Re: [Numpy-discussion] speeding up the following expression

2011-11-12 Thread josef . pktd
On Sat, Nov 12, 2011 at 11:32 AM, Warren Weckesser
 wrote:
>
>
> On Sat, Nov 12, 2011 at 9:59 AM,  wrote:
>>
>> On Sat, Nov 12, 2011 at 10:31 AM, Warren Weckesser
>>  wrote:
>> >
>> >
>> > On Sat, Nov 12, 2011 at 6:43 AM,  wrote:
>> >>
>> >> On Sat, Nov 12, 2011 at 3:36 AM, Geoffrey Zhu 
>> >> wrote:
>> >> > Hi,
>> >> >
>> >> > I am playing with multiple ways to speed up the following expression
>> >> > (it is in the inner loop):
>> >> >
>> >> >
>> >> > C[1:(M - 1)]=(a * C[2:] + b * C[1:(M-1)] + c * C[:(M-2)])
>> >> >
>> >> > where C is an array of about 200-300 elements, M=len(C), a, b, c are
>> >> > scalars.
>> >> >
>> >> > I played with numexpr, but it was way slower than directly using
>> >> > numpy. It would be nice if I could create a Mx3 matrix without
>> >> > copying
>> >> > memory and so I can use dot() to calculate the whole thing.
>> >> >
>> >> > Can anyone help with giving some advices to make this faster?
>> >>
>> >> looks like a np.convolve(C, [a,b,c])  to me except for the boundary
>> >> conditions.
>> >
>> >
>> >
>> > As Josef pointed out, this is a convolution.  There are (at least)

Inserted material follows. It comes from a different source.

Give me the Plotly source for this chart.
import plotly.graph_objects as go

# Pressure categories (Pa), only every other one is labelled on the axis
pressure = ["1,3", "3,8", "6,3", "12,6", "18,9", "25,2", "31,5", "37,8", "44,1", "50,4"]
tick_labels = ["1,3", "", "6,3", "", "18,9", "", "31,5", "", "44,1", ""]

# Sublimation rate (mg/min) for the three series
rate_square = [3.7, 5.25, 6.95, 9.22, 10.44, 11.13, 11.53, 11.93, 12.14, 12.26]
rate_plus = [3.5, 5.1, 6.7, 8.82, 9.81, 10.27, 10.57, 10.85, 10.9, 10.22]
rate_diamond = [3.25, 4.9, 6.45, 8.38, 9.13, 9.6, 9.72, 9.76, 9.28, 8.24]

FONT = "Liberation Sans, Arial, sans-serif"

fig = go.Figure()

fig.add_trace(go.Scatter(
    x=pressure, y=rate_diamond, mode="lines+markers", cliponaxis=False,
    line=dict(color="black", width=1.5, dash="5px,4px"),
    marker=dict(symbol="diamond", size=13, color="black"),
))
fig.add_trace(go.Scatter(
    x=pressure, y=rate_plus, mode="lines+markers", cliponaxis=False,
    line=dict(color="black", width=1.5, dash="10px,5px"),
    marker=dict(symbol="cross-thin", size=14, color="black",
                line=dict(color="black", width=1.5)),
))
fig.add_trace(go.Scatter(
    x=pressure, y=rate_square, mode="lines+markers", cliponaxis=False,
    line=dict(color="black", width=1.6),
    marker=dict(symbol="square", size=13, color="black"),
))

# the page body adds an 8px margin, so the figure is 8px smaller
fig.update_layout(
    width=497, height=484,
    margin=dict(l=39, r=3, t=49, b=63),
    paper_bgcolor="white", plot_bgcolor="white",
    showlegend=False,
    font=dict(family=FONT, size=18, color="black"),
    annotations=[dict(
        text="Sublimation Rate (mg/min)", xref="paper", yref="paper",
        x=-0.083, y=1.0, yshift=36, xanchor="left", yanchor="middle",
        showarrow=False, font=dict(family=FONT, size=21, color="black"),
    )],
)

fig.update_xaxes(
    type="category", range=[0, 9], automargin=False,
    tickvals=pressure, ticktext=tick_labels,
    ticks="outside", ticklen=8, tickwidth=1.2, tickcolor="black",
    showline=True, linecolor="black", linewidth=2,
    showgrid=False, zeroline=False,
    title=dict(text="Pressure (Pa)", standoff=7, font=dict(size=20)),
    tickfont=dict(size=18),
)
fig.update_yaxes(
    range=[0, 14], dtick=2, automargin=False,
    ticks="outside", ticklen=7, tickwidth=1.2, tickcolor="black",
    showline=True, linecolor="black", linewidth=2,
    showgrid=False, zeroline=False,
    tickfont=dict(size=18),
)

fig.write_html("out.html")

>> > three convolution functions in numpy+scipy that you could use:
>> > numpy.convolve, scipy.signal.convolve, and scipy.ndimage.convolve1d.
>> > Of these, scipy.ndimage.convolve1d is the fastest.  However, it doesn't
>> > beat the simple expression
>> >    a*x[2:] + b*x[1:-1] + c*x[:-2]
>> > Your idea of forming a matrix without copying memory can be done using
>> > "stride tricks", and for arrays of the size you are interested in, it
>> > computes the result faster than the simple expression (see below).
>> >
>> > Another fast alternative is to use one of the inline code generators.

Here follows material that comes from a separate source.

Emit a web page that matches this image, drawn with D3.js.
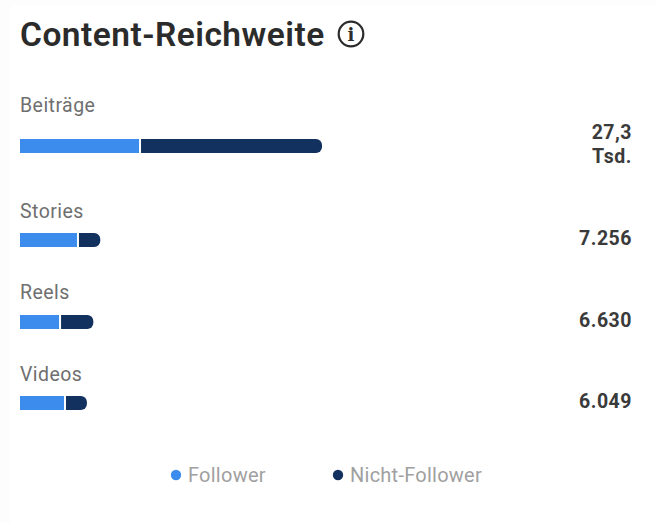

>> > This example is a easy to implement with scipy.weave.blitz, and it gives
>> > a big speedup.
>> >
>> > Here's a test script:
>> >
>> > #- convolve1dtest.py -
>> >
>> >
>> > import numpy as np
>> > from numpy.lib.stride_tricks import as_strided
>> > from scipy.ndimage import convolve1d
>> > from scipy.weave import blitz
>> >
>> > # weighting coefficients
>> > a = -0.5
>> > b = 1.0
>> > c = -0.25
>> > w = np.array((a,b,c))
>> > # Reversed w:
>> > rw = w[::-1]
>> >
>> > # Length of C
>> > n = 250
>> >
>> > # The original version of the calculation:
>> > # Some dummy data
>> > C = np.arange(float(n))
>> > C[1:-1] = a * C[2:] + b * C[1:-1] + c * C[:-2]

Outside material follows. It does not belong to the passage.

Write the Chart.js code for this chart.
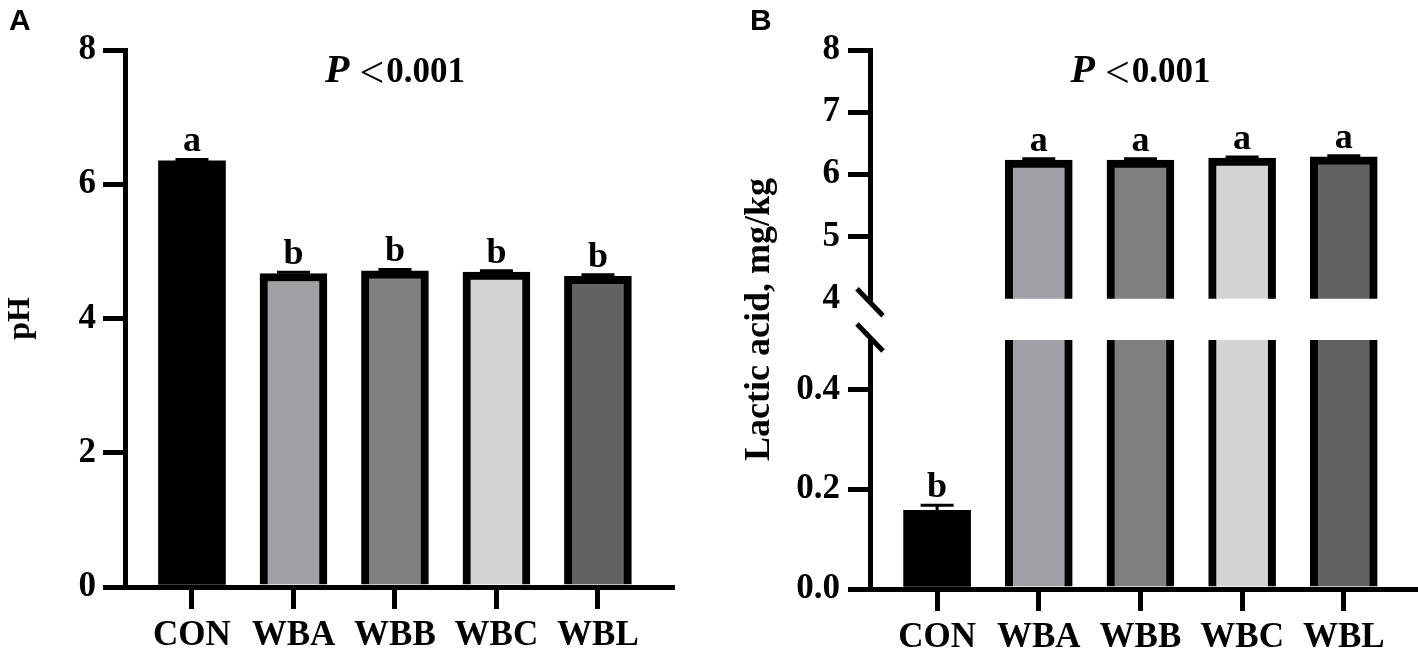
<!DOCTYPE html>
<html>
<head>
<meta charset="utf-8">
<script src="https://cdn.jsdelivr.net/npm/chart.js@4.4.1/dist/chart.umd.min.js"></script>
<style>
    html, body { margin: 0; padding: 0; background: #fff; }
    #wrap { position: relative; width: 1418px; height: 658px; overflow: hidden; }
    .panel { position: absolute; top: 0; width: 709px; height: 658px; }
</style>
</head>
<body>
<div id="wrap">
    <div class="panel" style="left:0"><canvas id="chartA" width="709" height="658"></canvas></div>
    <div class="panel" style="left:709px"><canvas id="chartBLow" width="709" height="658"></canvas></div>
    <div class="panel" style="left:709px; pointer-events:none"><canvas id="chartBHigh" width="709" height="658"></canvas></div>
</div>
<script>
// ---- data ----
var categories = ['CON', 'WBA', 'WBB', 'WBC', 'WBL'];

var phMean = [6.35, 4.67, 4.71, 4.69, 4.63];
var phErr = [0.02, 0.02, 0.02, 0.02, 0.02];
var phLetters = ['a', 'b', 'b', 'b', 'b'];
var phTicks = [0, 2, 4, 6, 8];

var lacticMean = [0.158, 6.23, 6.23, 6.26, 6.28];
var lacticErr = [0.01, 0.02, 0.02, 0.02, 0.02];
var lacticLetters = ['b', 'a', 'a', 'a', 'a'];
var lacticUpperTicks = [4, 5, 6, 7, 8];
var lacticLowerTicks = [0, 0.2, 0.4];

var pText = ['P', '<', '0.001'];

// ---- styling ----
var serif = '"Liberation Serif", "Times New Roman", serif';
var sans = '"Liberation Sans", Arial, sans-serif';
var fills = ['#000000', '#a1a1a5', '#808080', '#d4d4d4', '#626262'];
var borders = [0, 8, 8, 8, 8];

function toPoints(values) {
    return values.map(function (v, i) { return { x: i, y: v }; });
}

var errorBars = {
    id: 'errorBars',
    afterDatasetsDraw: function (chart, args, opts) {
        var ctx = chart.ctx;
        var y = chart.scales.y;
        var meta = chart.getDatasetMeta(0);
        ctx.save();
        ctx.strokeStyle = '#000';
        ctx.fillStyle = '#000';
        ctx.lineWidth = 3;
        ctx.font = 'bold 36px ' + serif;
        ctx.textAlign = 'center';
        ctx.textBaseline = 'alphabetic';
        opts.means.forEach(function (m, i) {
            var top = m + opts.errors[i];
            if (top < y.min || top > y.max) return;
            var bx = meta.data[i].x;
            var yTop = y.getPixelForValue(top);
            var yMean = y.getPixelForValue(m);
            ctx.beginPath();
            ctx.moveTo(bx, yMean);
            ctx.lineTo(bx, yTop);
            ctx.moveTo(bx - 16.5, yTop);
            ctx.lineTo(bx + 16.5, yTop);
            ctx.stroke();
            ctx.fillText(opts.letters[i], bx, yTop - 8);
        });
        ctx.restore();
    }
};

var extras = {
    id: 'extras',
    afterDraw: function (chart, args, opts) {
        var ctx = chart.ctx;
        var area = chart.chartArea;
        var y = chart.scales.y;
        ctx.save();
        ctx.fillStyle = '#000';
        ctx.strokeStyle = '#000';

        if (opts.panel) {
            ctx.font = 'bold 30px ' + sans;
            ctx.textAlign = 'left';
            ctx.textBaseline = 'alphabetic';
            ctx.fillText(opts.panel, opts.panelX, 30);
        }

        if (opts.pTitle) {
            var cx = chart.scales.x.getPixelForValue((categories.length - 1) / 2);
            var parts = [
                { t: pText[0], f: 'italic bold 40px ' + serif, gap: 10, dy: 0 },
                { t: pText[1], f: '44px ' + serif, gap: 2, dy: 5 },
                { t: pText[2], f: 'bold 35px ' + serif, gap: 0, dy: 0 }
            ];
            var total = 0;
            parts.forEach(function (p) {
                ctx.font = p.f;
                p.w = ctx.measureText(p.t).width;
                total += p.w + p.gap;
            });
            var x = cx - total / 2;
            ctx.textAlign = 'left';
            ctx.textBaseline = 'alphabetic';
            parts.forEach(function (p) {
                ctx.font = p.f;
                ctx.fillText(p.t, x, 82 + p.dy);
                x += p.w + p.gap;
            });
        }

        if (opts.breakAt) {
            var ax = y.right;
            var cy = opts.breakAt === 'bottom' ? area.bottom + 3.5 : area.top - 2.5;
            ctx.lineWidth = 5;
            ctx.beginPath();
            ctx.moveTo(ax - 13, cy - 13.5);
            ctx.lineTo(ax + 13, cy + 13.5);
            ctx.stroke();
        }

        if (opts.yTitle) {
            ctx.translate(opts.yTitleX, (50 + area.bottom) / 2);
            ctx.rotate(-Math.PI / 2);
            ctx.font = 'bold 36px ' + serif;
            ctx.textAlign = 'center';
            ctx.textBaseline = 'alphabetic';
            ctx.fillText(opts.yTitle, 0, 0);
        }
        ctx.restore();
    }
};

function xAxis(show, height) {
    return {
        type: 'linear',
        min: -0.66,
        max: 4.73,
        offset: false,
        display: show,
        afterBuildTicks: function (s) {
            s.ticks = categories.map(function (c, i) { return { value: i }; });
        },
        afterFit: function (s) { s.height = height; },
        border: { display: true, color: '#000', width: 5 },
        grid: { offset: false, drawOnChartArea: false, drawTicks: true, tickLength: 22, color: '#000', lineWidth: 5 },
        ticks: {
            color: '#000',
            padding: 6,
            maxRotation: 0,
            autoSkip: false,
            font: { family: serif, size: 35, weight: 'bold' },
            callback: function (v) { return categories[v]; }
        }
    };
}

function yAxis(min, max, tickValues, width, padding, format, hideTick) {
    return {
        min: min,
        max: max,
        afterBuildTicks: function (s) {
            s.ticks = tickValues.map(function (v) { return { value: v }; });
        },
        afterFit: function (s) { s.width = width; },
        border: { display: true, color: '#000', width: 5 },
        grid: {
            drawOnChartArea: false,
            drawTicks: true,
            tickLength: 22,
            lineWidth: 5,
            color: '#000',
            tickColor: function (c) {
                return (c.tick && c.tick.value === hideTick) ? 'rgba(0,0,0,0)' : '#000';
            }
        },
        ticks: {
            color: '#000',
            padding: padding,
            font: { family: serif, size: 35, weight: 'bold' },
            callback: format
        }
    };
}

function barDataset(values) {
    return {
        data: toPoints(values),
        backgroundColor: fills,
        borderColor: '#000',
        borderWidth: borders,
        borderSkipped: 'start',
        barThickness: 67,
        clip: 0
    };
}

function baseOptions(padding) {
    return {
        responsive: false,
        animation: false,
        layout: { padding: padding },
        plugins: { legend: { display: false }, tooltip: { enabled: false } }
    };
}

// ---- panel A: pH ----
var optsA = baseOptions({ top: 50, right: 37, bottom: 0, left: 0 });
optsA.scales = {
    x: xAxis(true, 71),
    y: yAxis(0, 8, phTicks, 125, 7, function (v) { return String(v); }, null)
};
optsA.scales.y.title = {
    display: true, text: 'pH', color: '#000',
    font: { family: serif, size: 32, weight: 'bold' },
    padding: { top: 2, bottom: 0 }
};
optsA.plugins.errorBars = { means: phMean, errors: phErr, letters: phLetters };
optsA.plugins.extras = { panel: 'A', panelX: 9, pTitle: true };

new Chart(document.getElementById('chartA'), {
    type: 'bar',
    data: { datasets: [barDataset(phMean)] },
    options: optsA,
    plugins: [errorBars, extras]
});

// ---- panel B: lactic acid, lower segment (0 - 0.5) ----
var optsLow = baseOptions({ top: 340, right: 0, bottom: 0, left: 0 });
optsLow.scales = {
    x: xAxis(true, 69),
    y: yAxis(0, 0.5, lacticLowerTicks, 161, 8, function (v) { return v.toFixed(1); }, null)
};
optsLow.plugins.errorBars = { means: lacticMean, errors: lacticErr, letters: lacticLetters };
optsLow.plugins.extras = { panel: 'B', panelX: 41, breakAt: 'top', yTitle: 'Lactic acid, mg/kg', yTitleX: 60 };

new Chart(document.getElementById('chartBLow'), {
    type: 'bar',
    data: { datasets: [barDataset(lacticMean)] },
    options: optsLow,
    plugins: [errorBars, extras]
});

// ---- panel B: upper segment (4 - 8) ----
var optsHigh = baseOptions({ top: 50, right: 0, bottom: 359.3, left: 0 });
optsHigh.scales = {
    x: xAxis(false, 0),
    y: yAxis(4, 8, lacticUpperTicks, 161, 8, function (v) { return String(v); }, 4)
};
optsHigh.plugins.errorBars = { means: lacticMean, errors: lacticErr, letters: lacticLetters };
optsHigh.plugins.extras = { breakAt: 'bottom', pTitle: true };

new Chart(document.getElementById('chartBHigh'), {
    type: 'bar',
    data: { datasets: [barDataset(lacticMean)] },
    options: optsHigh,
    plugins: [errorBars, extras]
});
</script>
</body>
</html>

>> > # Save for comparison.
>> > C0 = C.copy()
>> >
>> > # Do it again using a matrix multiplication.
>> > C = np.arange(float(n))
>> > # The "virtual" matrix view of C.
>> > V = as_strided(C, shape=(C.size-2, 3), strides=(C.strides[0],
>> > C.strides[0]))
>> > C[1:-1] = np.dot(V, rw)
>> > C1 = C.copy()
>> >
>> > # Again, with convolve1d this time.
>> > C = np.arange(float(n))
>> > C[1:-1] = convolve1d(C, w)[1:-1]
>> > C2 = C.copy()
>> >
>> > # scipy.weave.blitz
>> > C = np.arange(float(n))
>> > # Must work with a copy, D, in the formula, because blitz does not use
>> > # a temporary variable.
>> > D = C.copy()
>> > expr = "C[1:-1] = a * D[2:] + b * D[1:-1] + c * D[:-2]"
>> > blitz(expr, check_size=0)
>> > C3 = C.copy()
>> >
>> >
>> > # Verify that all the methods give the same result.
>> > print np.all(C0 == C1)
>> > print np.all(C0 == C2)
>> > print np.all(C0 == C3)
>> >
>> > #-
>> >
>> > And here's a snippet from an ipython session:
>> >
>> > In [51]: run convolve1dtest.py
>> > True
>> > True
>> > True
>> >
>> > In [52]: %timeit C[1:-1] = a * C[2:] + b * C[1:-1] + c * C[:-2]
>> > 10 loops, best of 3: 16.5 us per loop
>> >
>> > In [53]: %timeit C[1:-1] = np.dot(V, rw)
>> > 10 loops, best of 3: 9.84 us per loop
>> >
>> > In [54]: %timeit C[1:-1] = convolve1d(C, w)[1:-1]
>> > 10 loops, best of 3: 18.7 us per loop
>> >
>> > In [55]: %timeit D = C.copy(); blitz(expr, check_size=0)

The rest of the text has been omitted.